# Start of EXTRACTED INFORMATION
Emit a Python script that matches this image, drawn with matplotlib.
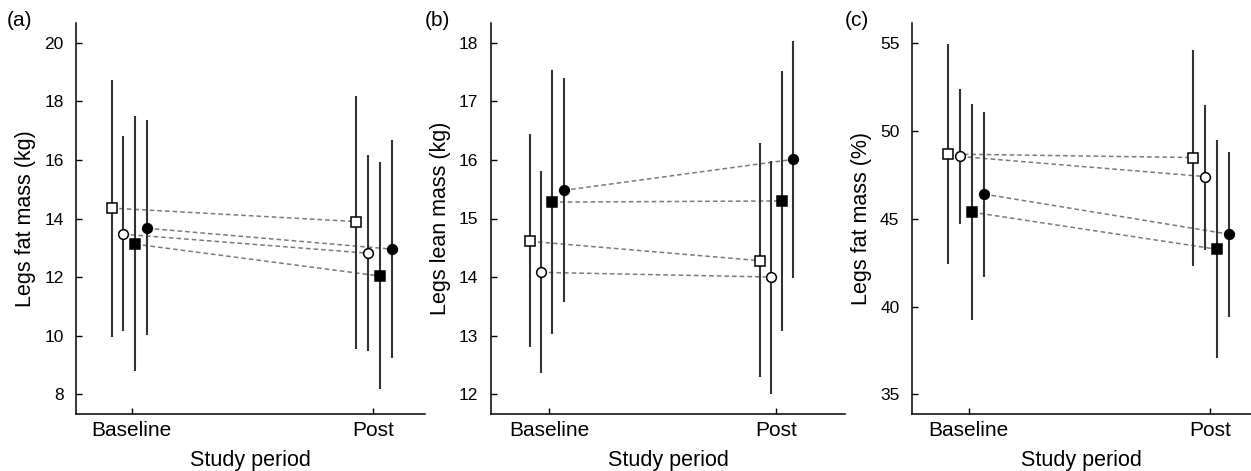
import matplotlib.pyplot as plt

plt.rcParams['font.family'] = ['Liberation Sans', 'DejaVu Sans']

periods = ["Baseline", "Post"]
# groups in drawing order: open square, open circle, filled square, filled circle
markers = ["s", "o", "s", "o"]
filled = [False, False, True, True]

# (a) legs fat mass (kg): each row = one group, [baseline, post]
fat_kg_mean = [[14.36, 13.90], [13.47, 12.82], [13.13, 12.04], [13.67, 12.96]]
fat_kg_low = [[9.97, 9.55], [10.16, 9.49], [8.80, 8.17], [10.03, 9.23]]
fat_kg_high = [[18.75, 18.20], [16.81, 16.17], [17.51, 15.95], [17.37, 16.69]]

# (b) legs lean mass (kg)
lean_kg_mean = [[14.61, 14.28], [14.08, 14.00], [15.28, 15.30], [15.48, 16.01]]
lean_kg_low = [[12.80, 12.29], [12.36, 12.01], [13.03, 13.08], [13.57, 13.99]]
lean_kg_high = [[16.44, 16.29], [15.82, 15.98], [17.53, 17.52], [17.40, 18.03]]

# (c) legs fat mass (%)
fat_pct_mean = [[48.68, 48.48], [48.54, 47.40], [45.37, 43.26], [46.40, 44.12]]
fat_pct_low = [[42.42, 42.33], [44.69, 43.22], [39.23, 37.09], [41.70, 39.39]]
fat_pct_high = [[54.96, 54.62], [52.38, 51.48], [51.52, 49.49], [51.10, 48.82]]

offsets = [-0.083, -0.035, 0.015, 0.064]

fig = plt.figure(figsize=(12.51, 4.71), dpi=100)

panels = [
    ("(a)", "Legs fat mass (kg)", fat_kg_mean, fat_kg_low, fat_kg_high,
     [8, 10, 12, 14, 16, 18, 20], (7.33, 20.68), (-0.23, 1.213)),
    ("(b)", "Legs lean mass (kg)", lean_kg_mean, lean_kg_low, lean_kg_high,
     [12, 13, 14, 15, 16, 17, 18], (11.66, 18.34), (-0.256, 1.305)),
    ("(c)", "Legs fat mass (%)", fat_pct_mean, fat_pct_low, fat_pct_high,
     [35, 40, 45, 50, 55], (33.88, 56.14), (-0.234, 1.169)),
]
rects = [
    [76 / 1251, 57 / 471, 349 / 1251, 391 / 471],
    [491 / 1251, 57 / 471, 354 / 1251, 391 / 471],
    [912 / 1251, 57 / 471, 339 / 1251, 391 / 471],
]
tag_x = [7, 425, 845]

for rect, tx, (tag, ylabel, mean, low, high, yticks, ylim, xlim) in zip(rects, tag_x, panels):
    ax = fig.add_axes(rect)
    for g in range(4):
        xs = [0 + offsets[g], 1 + offsets[g] + 0.012]
        ax.plot(xs, mean[g], ls=(0, (3, 2)), color="#7a7a7a", lw=1.1, zorder=1)
        ax.vlines(xs, low[g], high[g], color="#333333", lw=1.5, zorder=2)
        ax.plot(xs, mean[g], ls="none", marker=markers[g],
                ms=7.2 if markers[g] == "s" else 7,
                mfc="black" if filled[g] else "white",
                mec="black", mew=1.1, zorder=3)
    ax.set_xlim(*xlim)
    ax.set_ylim(*ylim)
    ax.set_xticks([0, 1])
    ax.set_xticklabels(periods, fontsize=15)
    ax.set_yticks(yticks)
    ax.tick_params(direction="in", length=4, width=1)
    ax.tick_params(axis="y", pad=9, labelsize=12.5)
    ax.tick_params(axis="x", pad=5)
    for s in ["top", "right"]:
        ax.spines[s].set_visible(False)
    for s in ["left", "bottom"]:
        ax.spines[s].set_linewidth(1.1)
    ax.set_xlabel("Study period", fontsize=15.5, labelpad=7.5)
    ax.set_ylabel(ylabel, fontsize=15.5, labelpad=6)
    fig.text(tx / 1251, 1 - 21 / 471, tag, fontsize=15, ha="left", va="center")

fig.savefig("out.png", dpi=100)
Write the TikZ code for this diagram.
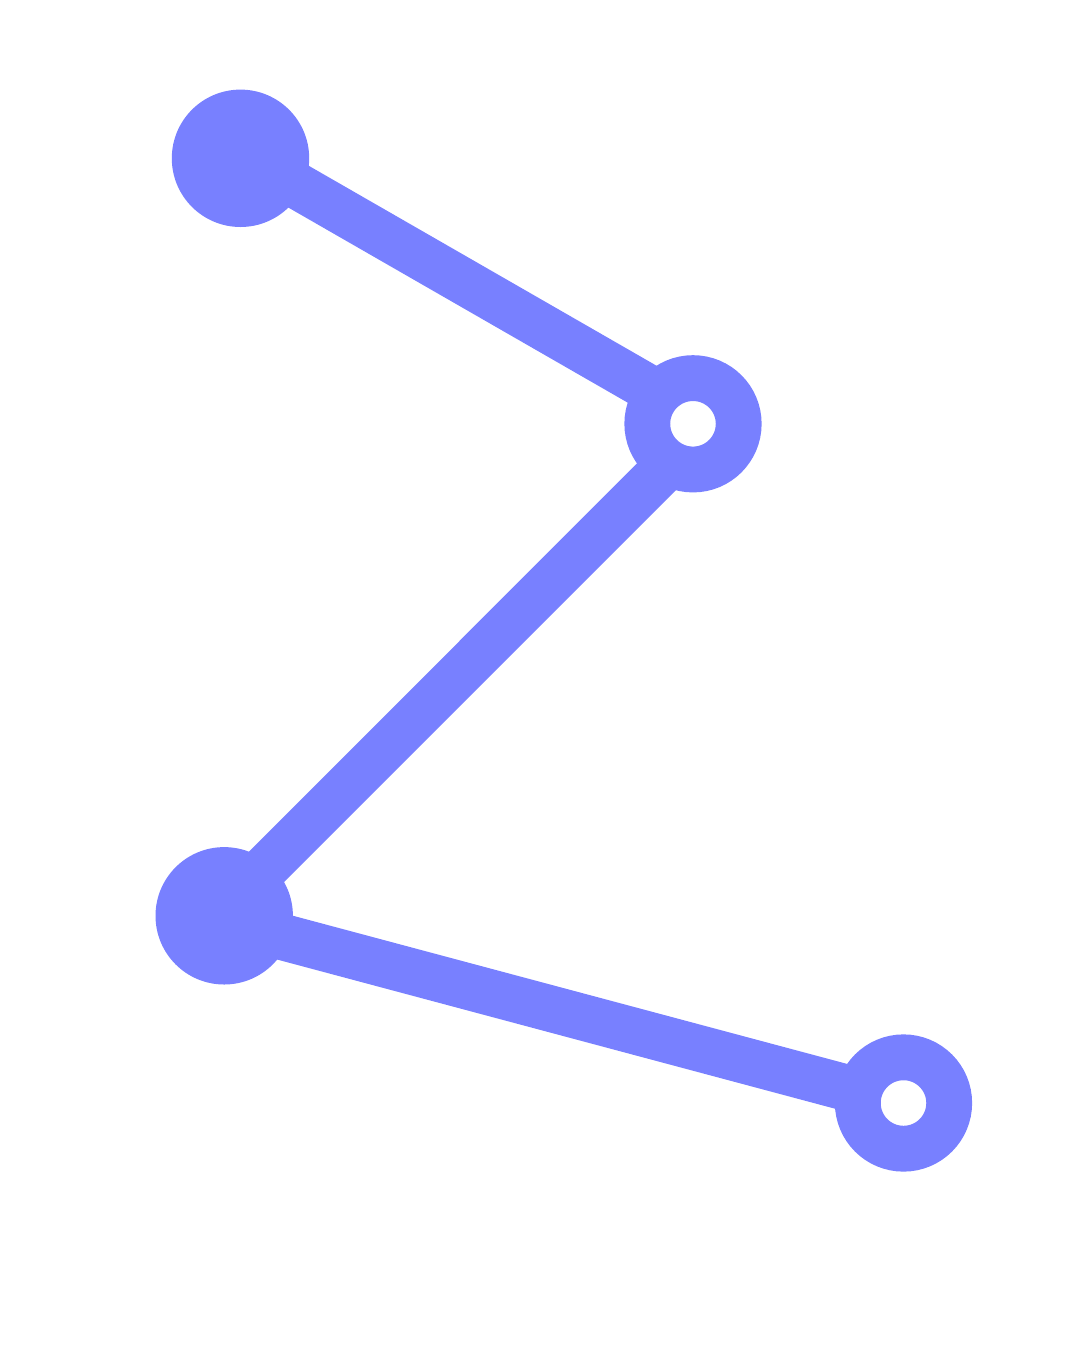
\documentclass[tikz,border=0pt]{standalone}
\usetikzlibrary{backgrounds}
\definecolor{zblue}{RGB}{120,128,255}
\begin{document}
\begin{tikzpicture}[x=0.5pt,y=-0.5pt,
    dot/.style={circle,fill=zblue,minimum size=68.7pt,inner sep=0pt},
    ring/.style={circle,draw=zblue,fill=white,line width=22.9pt,minimum size=45.7pt,inner sep=0pt}]
   \useasboundingbox (0,0) rectangle (1080,1350);
   \node[dot] (top) at (240.5,158.3) {};
   \node[ring] (upper) at (693,423.8) {};
   \node[dot] (bottom) at (224.2,915.8) {};
   \node[ring] (lower) at (903.5,1103) {};
   \begin{scope}[on background layer]
      \draw[zblue,line width=23.2pt,line join=round]
         ([yshift=2.5pt]top.center) -- ([xshift=8.5pt,yshift=0.3pt]upper.center)
         -- ([xshift=-4.8pt,yshift=-1.5pt]bottom.center) -- (lower.center);
   \end{scope}
\end{tikzpicture}
\end{document}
# End of EXTRACTED INFORMATION
→ **AIM**:
Only the lines from the start of the entries above to the line containing "15.95], [17.37, 16.69]]" are to be given again, exactly and with both ends included; pictures are excluded.

→ **ANSWER IN FULL**:
Emit a Python script that matches this image, drawn with matplotlib.
import matplotlib.pyplot as plt

plt.rcParams['font.family'] = ['Liberation Sans', 'DejaVu Sans']

periods = ["Baseline", "Post"]
# groups in drawing order: open square, open circle, filled square, filled circle
markers = ["s", "o", "s", "o"]
filled = [False, False, True, True]

# (a) legs fat mass (kg): each row = one group, [baseline, post]
fat_kg_mean = [[14.36, 13.90], [13.47, 12.82], [13.13, 12.04], [13.67, 12.96]]
fat_kg_low = [[9.97, 9.55], [10.16, 9.49], [8.80, 8.17], [10.03, 9.23]]
fat_kg_high = [[18.75, 18.20], [16.81, 16.17], [17.51, 15.95], [17.37, 16.69]]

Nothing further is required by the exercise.